The material focuses on the following points:

1) Theory of South Indian classical  music:
* Rhythmical complexities: Different types of tala (cycles) construction, all sort of polyrhythms, polypulses, irregular groupings, inner amalgamation, structural metrical modulations, polytalas and mathematical/rhythmical calculations and their relationship to structural development.
* Formal and structural concepts: Developmental techniques, different types of forms. Usage of South-Indian geometrical concepts to apply on macro and micro structures.

2) Practical exercises and homework based on the theory.

3) Extensive listening and analysis of recorded material.

The profile will be comprised of the following elements:

* Following a CMtNWT composition class each year.

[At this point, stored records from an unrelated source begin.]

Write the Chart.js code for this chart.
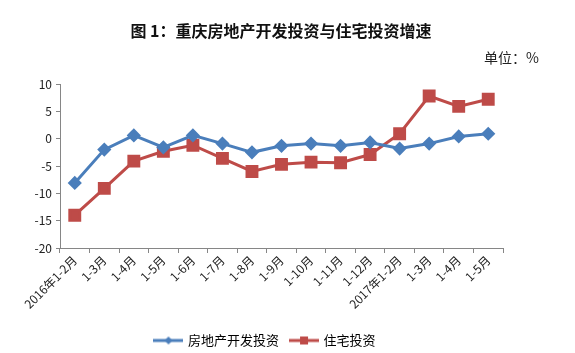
<!DOCTYPE html>
<html>
<head>
<meta charset="utf-8">
<script src="https://cdn.jsdelivr.net/npm/chart.js@4/dist/chart.umd.min.js"></script>
<style>
  body{ margin:0; background:#fff; }
  #wrap{ position:relative; width:575px; height:353px; }
  #title{ position:absolute; left:0; width:562px; top:18px; text-align:center;
    font:bold 16px "Noto Sans CJK SC", sans-serif; color:#111; }
  #unit{ position:absolute; left:484px; top:47px; font:14px "Noto Sans CJK SC", sans-serif; color:#222; }
  canvas{ position:absolute; left:0; top:0; }
</style>
</head>
<body>
<div id="wrap">
  <canvas id="c" width="575" height="353"></canvas>
  <div id="title">图 1：重庆房地产开发投资与住宅投资增速</div>
  <div id="unit">单位：%</div>
</div>
<script>
const categories = ["2016年1-2月","1-3月","1-4月","1-5月","1-6月","1-7月","1-8月","1-9月","1-10月","1-11月","1-12月","2017年1-2月","1-3月","1-4月","1-5月"];
const devInvest = [-8.1,-2.0,0.6,-1.6,0.6,-0.9,-2.5,-1.3,-0.9,-1.3,-0.7,-1.8,-0.9,0.4,0.9];
const houseInvest = [-14.0,-9.1,-4.1,-2.3,-1.2,-3.6,-6.0,-4.7,-4.3,-4.4,-2.9,0.9,7.8,5.9,7.2];
const yTicks = [-20,-15,-10,-5,0,5,10];

const BLUE = "#4a7ebb", RED = "#be4b48";
const FONT = "'Noto Sans CJK SC', sans-serif";

// legend swatch: short line with marker
function swatch(color, shape){
  const c = document.createElement("canvas");
  c.width = 30; c.height = 12;
  const g = c.getContext("2d");
  g.strokeStyle = color; g.lineWidth = 3;
  g.beginPath(); g.moveTo(0,6); g.lineTo(30,6); g.stroke();
  g.fillStyle = color;
  g.beginPath();
  if(shape === "diamond"){ g.moveTo(15,2); g.lineTo(19,6); g.lineTo(15,10); g.lineTo(11,6); }
  else { g.rect(11,2,8,8); }
  g.fill();
  return c;
}
const swBlue = swatch(BLUE, "diamond"), swRed = swatch(RED, "rect");

new Chart(document.getElementById("c"), {
  type:"line",
  data:{
    labels:categories,
    datasets:[
      { label:"房地产开发投资", data:devInvest, borderColor:BLUE, backgroundColor:BLUE,
        borderWidth:3, pointStyle:"rectRot", pointRadius:5, tension:0 },
      { label:"住宅投资", data:houseInvest, borderColor:RED, backgroundColor:RED,
        borderWidth:3, pointStyle:"rect", pointRadius:7, tension:0 }
    ]
  },
  options:{
    responsive:false,
    animation:false,
    layout:{ padding:{ top:84, right:72, left:28, bottom:-4 } },
    plugins:{
      tooltip:{ enabled:false },
      legend:{
        position:"bottom",
        labels:{
          usePointStyle:true,
          pointStyleWidth:26,
          font:{ family:FONT, size:13 },
          color:"#222",
          padding:12,
          generateLabels(chart){
            const sw = [swBlue, swRed];
            return chart.data.datasets.map((d,i) => ({
              text:d.label, pointStyle:sw[i], fillStyle:d.borderColor,
              strokeStyle:d.borderColor, lineWidth:0, datasetIndex:i, hidden:false
            }));
          }
        }
      }
    },
    scales:{
      x:{
        offset:true,
        grid:{ offset:true, drawOnChartArea:false, color:"#868686", tickLength:5 },
        border:{ color:"#868686" },
        ticks:{ minRotation:45, maxRotation:45, autoSkip:false, color:"#222",
          font:{ family:FONT, size:12 }, padding:0 },
        afterFit(s){ s.height = 74; }
      },
      y:{
        min:-20, max:10,
        afterBuildTicks(s){ s.ticks = yTicks.map(v => ({ value:v })); },
        grid:{ drawOnChartArea:false, color:"#868686", tickLength:4 },
        border:{ color:"#868686" },
        ticks:{ color:"#222", font:{ family:FONT, size:12 }, padding:4 },
        afterFit(s){ s.width = 32; }
      }
    }
  }
});
</script>
</body>
</html>
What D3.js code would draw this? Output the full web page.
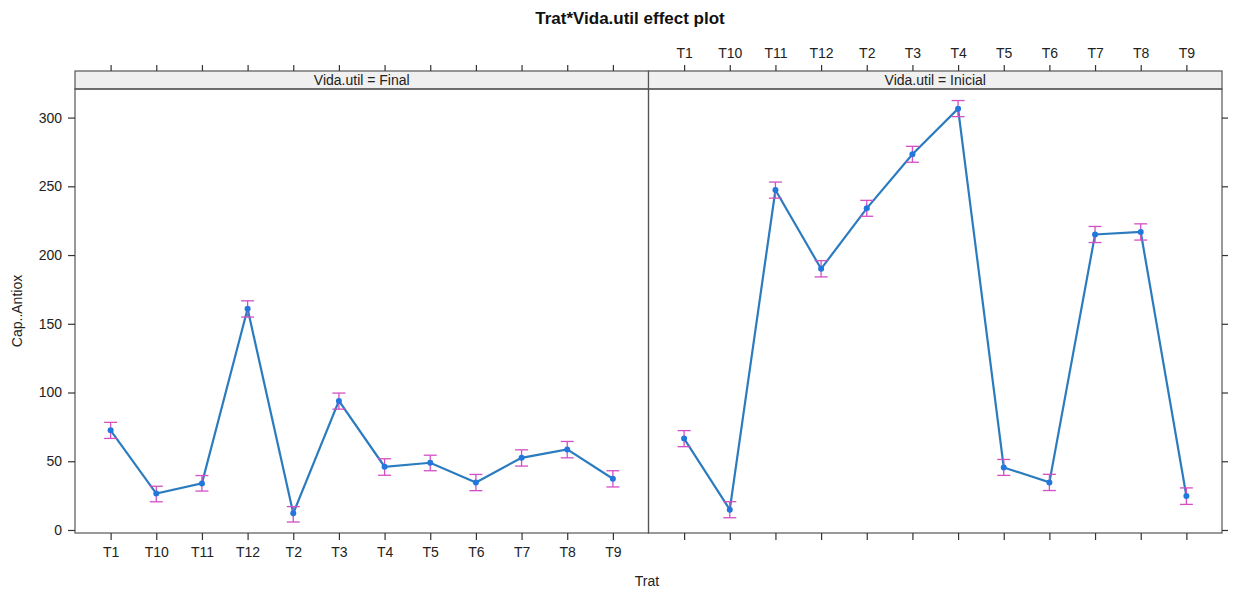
<!DOCTYPE html>
<html>
<head>
<meta charset="utf-8">
<script src="https://cdn.jsdelivr.net/npm/d3@7"></script>
<style>
  html, body { margin: 0; padding: 0; background: #fff; }
  svg { display: block; font-family: "Liberation Sans", Arial, sans-serif; }
</style>
</head>
<body>
<svg id="chart" width="1237" height="593"></svg>
<script>
// Treatment levels (factor order as R sorts them)
const categories = ["T1","T10","T11","T12","T2","T3","T4","T5","T6","T7","T8","T9"];
const panels = ["Final", "Inicial"];

// Fitted Cap..Antiox and 95% confidence limits, Vida.util = Final
const finalFit   = [72.5, 26.5, 33.9, 161.0, 12.1, 93.9, 46.0, 48.9, 34.6, 52.5, 58.6, 37.3];
const finalLower = [66.6, 20.5, 28.3, 154.9,  5.8, 87.9, 39.8, 43.1, 28.6, 46.5, 52.5, 31.3];
const finalUpper = [78.3, 31.8, 39.6, 166.7, 17.0, 99.6, 51.8, 54.4, 40.4, 58.3, 64.4, 43.1];

// Fitted Cap..Antiox and 95% confidence limits, Vida.util = Inicial
const inicialFit   = [66.5, 14.8, 247.3, 190.0, 234.0, 273.3, 306.5, 45.5, 34.6, 215.0, 216.8, 24.7];
const inicialLower = [60.6,  8.9, 241.4, 184.1, 228.2, 267.5, 300.7, 39.7, 28.7, 209.1, 210.9, 18.6];
const inicialUpper = [72.3, 20.6, 253.1, 195.9, 239.8, 279.1, 312.4, 51.3, 40.5, 220.8, 222.7, 30.6];

const yTicks = [0, 50, 100, 150, 200, 250, 300];

const title = "Trat*Vida.util effect plot";
const xLabel = "Trat";
const yLabel = "Cap..Antiox";

const series = {
  Final:   { fit: finalFit,   lower: finalLower,   upper: finalUpper },
  Inicial: { fit: inicialFit, lower: inicialLower, upper: inicialUpper }
};

// Layout
const plotLeft = 75, plotRight = 1222;
const stripTop = 71, stripBottom = 89, plotBottom = 533;
const panelW = (plotRight - plotLeft) / panels.length;

const svg = d3.select("#chart");
const textColor = "#222";
const axisColor = "#555";
const tickFont = 14;

const y = d3.scaleLinear().domain([-2.2, 320.8]).range([plotBottom, stripBottom]);

// Title
svg.append("text")
  .attr("x", 630).attr("y", 24)
  .attr("text-anchor", "middle")
  .attr("font-size", 17).attr("font-weight", "bold")
  .attr("fill", "#111")
  .text(title);

// Axis labels
svg.append("text")
  .attr("x", 647).attr("y", 586)
  .attr("text-anchor", "middle")
  .attr("font-size", 14).attr("fill", textColor)
  .text(xLabel);

svg.append("text")
  .attr("transform", "translate(22,311) rotate(-90)")
  .attr("text-anchor", "middle")
  .attr("font-size", 14).attr("fill", textColor)
  .text(yLabel);

panels.forEach((p, i) => {
  const x0 = plotLeft + i * panelW;
  const x1 = x0 + panelW;
  const x = d3.scalePoint().domain(categories).range([x0, x1]).padding(0.78);
  const g = svg.append("g");

  // Strip
  g.append("rect")
    .attr("x", x0).attr("y", stripTop)
    .attr("width", panelW).attr("height", stripBottom - stripTop)
    .attr("fill", "#f0f0f0").attr("stroke", axisColor).attr("stroke-width", 1.2);
  g.append("text")
    .attr("x", (x0 + x1) / 2).attr("y", stripBottom - 4)
    .attr("text-anchor", "middle").attr("font-size", 14).attr("fill", textColor)
    .text("Vida.util = " + p);

  // Panel frame
  g.append("rect")
    .attr("x", x0).attr("y", stripBottom)
    .attr("width", panelW).attr("height", plotBottom - stripBottom)
    .attr("fill", "none").attr("stroke", axisColor).attr("stroke-width", 1.2);

  // Bottom axis: labels on the first panel only
  const bottom = g.append("g").attr("transform", `translate(0,${plotBottom})`)
    .call(d3.axisBottom(x).tickSize(7).tickPadding(7).tickFormat(i === 0 ? (d => d) : () => ""));
  // Top axis: labels on the last panel only
  const top = g.append("g").attr("transform", `translate(0,${stripTop})`)
    .call(d3.axisTop(x).tickSize(6).tickPadding(7).tickFormat(i === panels.length - 1 ? (d => d) : () => ""));
  [bottom, top].forEach(ax => {
    ax.select(".domain").remove();
    ax.selectAll(".tick line").attr("stroke", "#333").attr("stroke-width", 1.2);
    ax.selectAll(".tick text").attr("font-size", tickFont).attr("fill", textColor)
      .attr("font-family", "'Liberation Sans', Arial, sans-serif");
  });

  const s = series[p];
  const pts = categories.map((c, k) => ({ c, fit: s.fit[k], lo: s.lower[k], hi: s.upper[k] }));

  // Fitted line
  g.append("path")
    .datum(pts)
    .attr("fill", "none").attr("stroke", "#2b7bbf").attr("stroke-width", 2.2)
    .attr("d", d3.line().x(d => x(d.c)).y(d => y(d.fit)));

  // Confidence bars
  const eb = g.append("g").attr("stroke", "#d24fc4").attr("stroke-width", 1.3).attr("fill", "none");
  pts.forEach(d => {
    const cx = x(d.c);
    eb.append("line").attr("x1", cx).attr("x2", cx).attr("y1", y(d.lo)).attr("y2", y(d.hi));
    eb.append("line").attr("x1", cx - 6.5).attr("x2", cx + 6.5).attr("y1", y(d.lo)).attr("y2", y(d.lo));
    eb.append("line").attr("x1", cx - 6.5).attr("x2", cx + 6.5).attr("y1", y(d.hi)).attr("y2", y(d.hi));
  });

  // Points
  g.selectAll("circle.pt").data(pts).join("circle")
    .attr("class", "pt")
    .attr("cx", d => x(d.c)).attr("cy", d => y(d.fit)).attr("r", 3)
    .attr("fill", "#2277dd");
});

// Left y axis with labels, right y axis with ticks only
const yl = svg.append("g").attr("transform", `translate(${plotLeft},0)`)
  .call(d3.axisLeft(y).tickValues(yTicks).tickSize(7).tickPadding(6));
const yr = svg.append("g").attr("transform", `translate(${plotRight},0)`)
  .call(d3.axisRight(y).tickValues(yTicks).tickSize(6).tickFormat(() => ""));
[yl, yr].forEach(ax => {
  ax.select(".domain").remove();
  ax.selectAll(".tick line").attr("stroke", "#333").attr("stroke-width", 1.2);
  ax.selectAll(".tick text").attr("font-size", tickFont).attr("fill", textColor)
    .attr("font-family", "'Liberation Sans', Arial, sans-serif");
});
</script>
</body>
</html>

* Following the so-called ‘Reading ensemble’ class each year, working on the most important techniques in order to internalise the concepts seen in the composition class, but using only ‘solkattu’ (rhythmical syllables). No instrument is needed unless the student so desires.

* Attendance to bi-weekly sessions where the ‘roots’ of the material, as well as what other creators have done or are doing with Karnatic rhythmical concepts, will be listened to and analysed within a musical context.

* Individual coaching in order to help the student in the process of:
a) Composing two pieces (6-8 min), to be prepared during beginning October-beginning December and mid-December-third week of February
b) Composing a larger piece (ca 10-12 min) for a larger ensemble, to be prepared during beginning March-mid June.

The student could present his/her own idea or project, provided that the amount of work will at least equal the amount of work foreseen for the pieces.

These pieces are not meant to be a workload added to what the student has to create throughout the year but simply a shift on focus on the material to be used for those pieces.

Students will be awarded with 30 credits as part of the principal subject (15 credits per year). All pieces prepared in these two years can be used for the MA1 exam as well as the graduation recital.

During the second year, students can choose to go to India via the Jahnavi Jayaprakash Foundation (Bangalore) under the guidance of B.C. Manjunath, or the University of Mysore, under the guidance of Dr. Mysore Manjunath, for a maximum of six weeks, in order to attain the ‘Indian’ view on the elements of the programme. Students should choose a period of the year in which they would miss a maximum of three weeks of lessons in Amsterdam (sometime before and after Christmas seems to be the most appropriate; also this is the time of the Madras Festival with over 4.000 concerts in one month). This could be one of the possibilities of the individual credits.
The students need to find their own financial resources if they would like to travel to India and take lessons.

Principal subject: 50
Composition class/Reading Ensemble & individual coaching: 30
Research: 10
Electives: 20
Individual credits: 10

 

 

 

* In order to enrol, you must have been accepted in a master’s degree programme in your principal subject (instrumental, vocal or composition).
* Performers must have completed the Advanced Rhythm introductory course. Students who have finished their bachelor's programme elsewhere must take the online version of this course after they have been admitted to the conservatory and before the start of the academic year in September, or they must demonstrate an equivalent level of rhythmical knowledge and skills. Composers are exempted from fulfilling this requirement.